There’s people who question at times whether I work for Epic or I work for Cullen. And that’s the way I think it should be. I’m providing a service to them and I need to understand their business as much as I can.

It’s literally millions of square feet and it’s all different kinds of things You have auditoriums. You have teaching classrooms. You have high tech conference rooms. A campus is the best description We were really struggling with what’s the next great thing to do. This building is called as a double entendre Deep Space. Deep Space being deep underground and Deep Space being the farthest that the Hubble telescope can see.

The structure is amazing. We have beams that are 278 feet long and 24 feet deep over our heads here as we sit in this theater. It turned out that the easiest way to construct the roof was to build it on the ground and lift it into place 70 feet. It happened to be one of them fall days where the temperature dropped to like 18 overnight. So in the morning it was everybody is all excited to go and we went “uh!” and all the hydraulics were frozen.
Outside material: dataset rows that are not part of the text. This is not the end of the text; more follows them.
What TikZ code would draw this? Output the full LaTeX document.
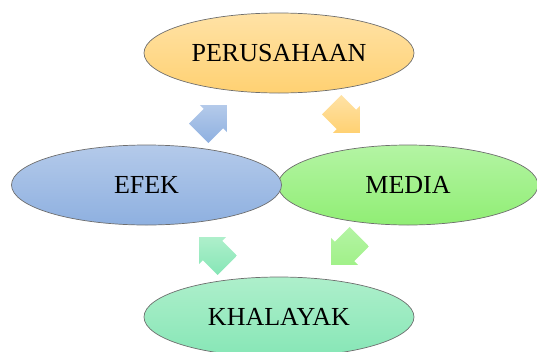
\documentclass[tikz,border=0pt]{standalone}
\usepackage{fontspec}
\setmainfont{Liberation Serif}
\usetikzlibrary{shapes.geometric,shapes.arrows}
\definecolor{edge}{HTML}{6E6E6E}
\definecolor{orangeTop}{HTML}{FFE2A6}
\definecolor{orangeBot}{HTML}{FFD172}
\definecolor{blueTop}{HTML}{B4CAEA}
\definecolor{blueBot}{HTML}{8EB0E0}
\definecolor{greenTop}{HTML}{B4F4A4}
\definecolor{greenBot}{HTML}{90EE74}
\definecolor{tealTop}{HTML}{AEEFCB}
\definecolor{tealBot}{HTML}{86E6B6}
\tikzset{
  base/.style={font=\fontsize{26}{30}\selectfont, text=black},
  oval/.style={base, ellipse, draw=edge, line width=0.7pt, minimum width=270pt, minimum height=80pt, inner sep=0pt},
  blockarrow/.style={single arrow, draw=none, minimum height=40pt, inner xsep=0pt, inner ysep=13.5pt, single arrow head extend=5.5pt, single arrow tip angle=90},
}
\begin{document}
\begin{tikzpicture}[x=1pt,y=-1pt]
  \useasboundingbox (0,0) rectangle (537,351);

  \node[oval,top color=orangeTop,bottom color=orangeBot] (perusahaan) at (279,53) {PERUSAHAAN};
  \node[oval,minimum width=260pt,top color=greenTop,bottom color=greenBot] (media) at (408,185) {MEDIA};
  \node[oval,top color=blueTop,bottom color=blueBot] (efek) at (146.5,185) {EFEK};
  \node[oval,top color=tealTop,bottom color=tealBot] (khalayak) at (279,317) {KHALAYAK};

  \node[blockarrow,rotate=45,shading angle=-45,top color=blueTop,bottom color=blueBot] (efekToPer) at (208,124) {};
  \node[blockarrow,rotate=-45,shading angle=45,top color=orangeTop,bottom color=orangeBot] (perToMed) at (341,114) {};
  \node[blockarrow,rotate=-135,shading angle=135,top color=greenTop,bottom color=greenBot!85!white] (medToKha) at (350,246) {};
  \node[blockarrow,rotate=135,shading angle=-135,top color=tealTop,bottom color=tealBot] (khaToEfek) at (218,256) {};
\end{tikzpicture}
\end{document}
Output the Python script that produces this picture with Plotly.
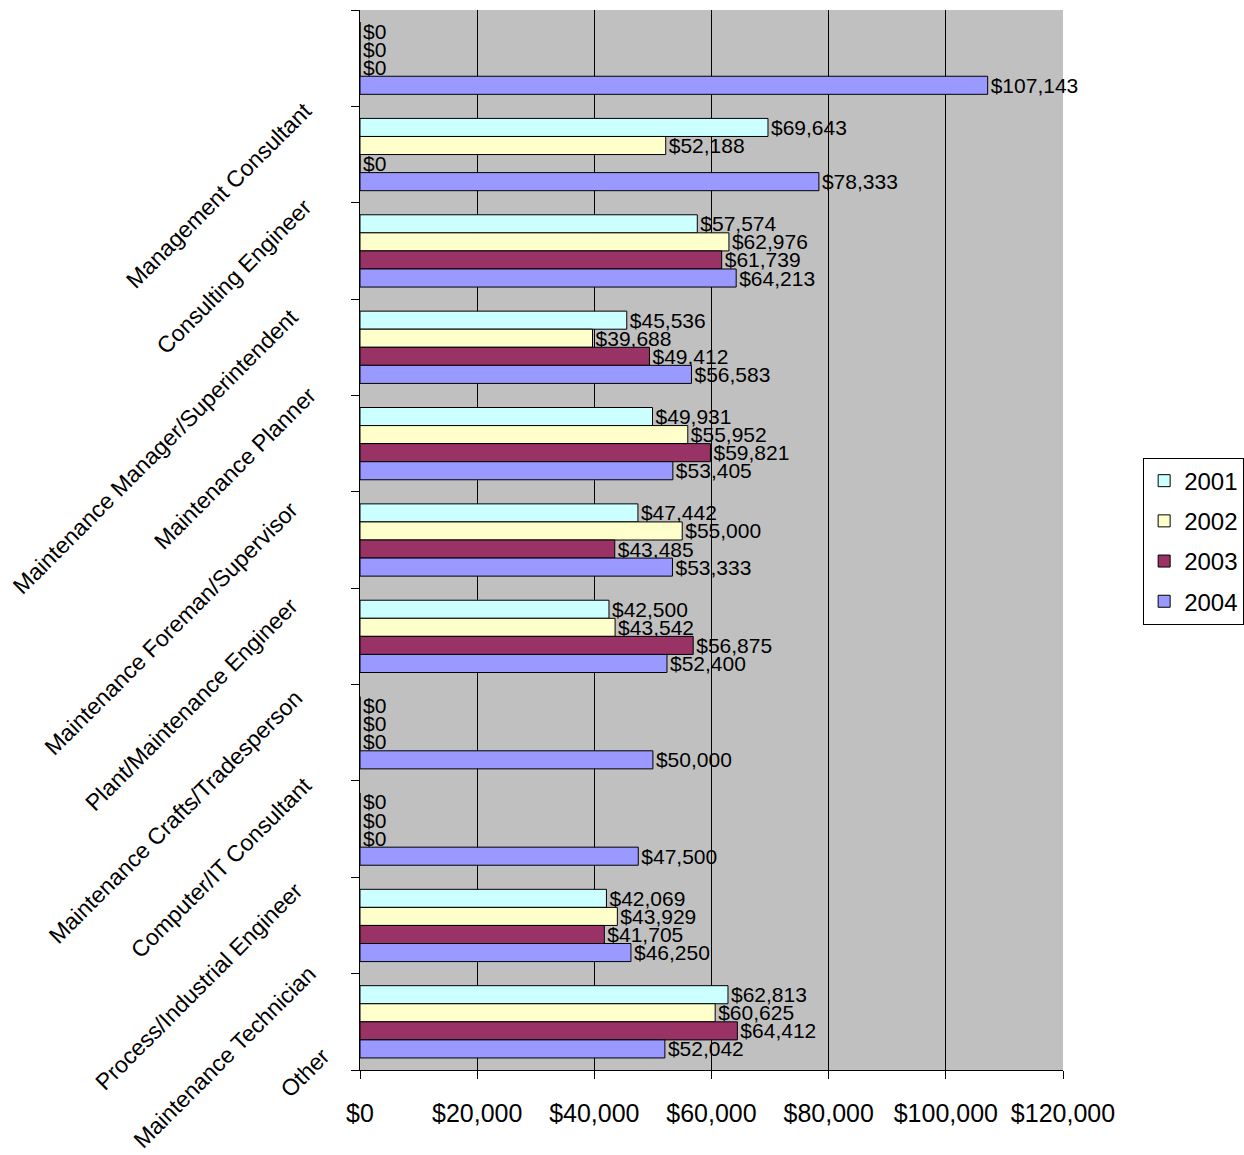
import plotly.graph_objects as go

categories = [
    "Management Consultant",
    "Consulting Engineer",
    "Maintenance Manager/Superintendent",
    "Maintenance Planner",
    "Maintenance Foreman/Supervisor",
    "Plant/Maintenance Engineer",
    "Maintenance Crafts/Tradesperson",
    "Computer/IT Consultant",
    "Process/Industrial Engineer",
    "Maintenance Technician",
    "Other",
]
years = ["2001", "2002", "2003", "2004"]
values_2001 = [0, 69643, 57574, 45536, 49931, 47442, 42500, 0, 0, 42069, 62813]
values_2002 = [0, 52188, 62976, 39688, 55952, 55000, 43542, 0, 0, 43929, 60625]
values_2003 = [0, 0, 61739, 49412, 59821, 43485, 56875, 0, 0, 41705, 64412]
values_2004 = [107143, 78333, 64213, 56583, 53405, 53333, 52400, 50000, 47500, 46250, 52042]
x_ticks = [0, 20000, 40000, 60000, 80000, 100000, 120000]

# trailing-space padding that shifts each rotated label along its own direction
label_pad = [11, 11, 14, 10, 14, 14, 13, 11, 13, 10, 7]

series = [values_2001, values_2002, values_2003, values_2004]
colors = ["#CCFFFF", "#FFFFCC", "#993366", "#9999FF"]
FONT = "Liberation Sans, Arial, sans-serif"

fig = go.Figure()
for name, vals, col in zip(years, series, colors):
    fig.add_trace(go.Bar(
        y=categories, x=vals, name=name, orientation="h",
        marker=dict(color=col, line=dict(color="black", width=1)),
        text=[f"${v:,}" for v in vals], textposition="outside",
        textfont=dict(family=FONT, size=21, color="black"),
        constraintext="none", cliponaxis=False, legendgroup=name,
    ))

fig.update_layout(
    width=1244, height=1155,
    margin=dict(l=360, r=181, t=10, b=85, autoexpand=False),
    paper_bgcolor="white", plot_bgcolor="#C0C0C0",
    barmode="group", bargap=0.25, bargroupgap=0,
    font=dict(family=FONT, color="black"),
    legend=dict(x=1.114, xanchor="left", y=0.499, yanchor="middle",
                bordercolor="black", borderwidth=1, bgcolor="white",
                font=dict(size=24, family=FONT), traceorder="grouped",
                tracegroupgap=6),
    xaxis=dict(range=[0, 120000], tickvals=x_ticks,
               ticktext=[f"${v:,}" for v in x_ticks],
               showgrid=True, gridcolor="black", gridwidth=1,
               ticks="outside", ticklen=8, tickcolor="black",
               showline=True, linecolor="black", linewidth=1,
               tickfont=dict(size=25, family=FONT), ticklabelstandoff=13,
               zeroline=False),
    yaxis=dict(autorange="reversed", tickmode="array", tickvals=categories,
               ticktext=[c + "\u00a0" * p for c, p in zip(categories, label_pad)],
               tickangle=-45, tickson="boundaries",
               ticks="outside", ticklen=8, tickcolor="black",
               showline=True, linecolor="black", linewidth=1,
               showgrid=False, tickfont=dict(size=23, family=FONT)),
)

fig.write_html("out.html")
I remember getting there. All the pumps were frozen. And there wasn’t, it was almost as though, “Well the pumps are frozen. That’s a minor incident.” And so guys were running around with blow torches and literally, you know, making ice into water. And “bump!” off we went. I think that’s a good hallmark of Cullen too, that they thought the pumps frozen was a minor obstacle, and off we went. It was just amazing. If there were five days in my architectural career that were amazing, that was certainly one of them. The euphoric of, you know, we really accomplished this. I mean those are the wins. Those are the successes. Those are the things that you gotta have on the interim throughout the project. What we really should do is put on a rock concert in here. It would be awesome. The sound system is amazing.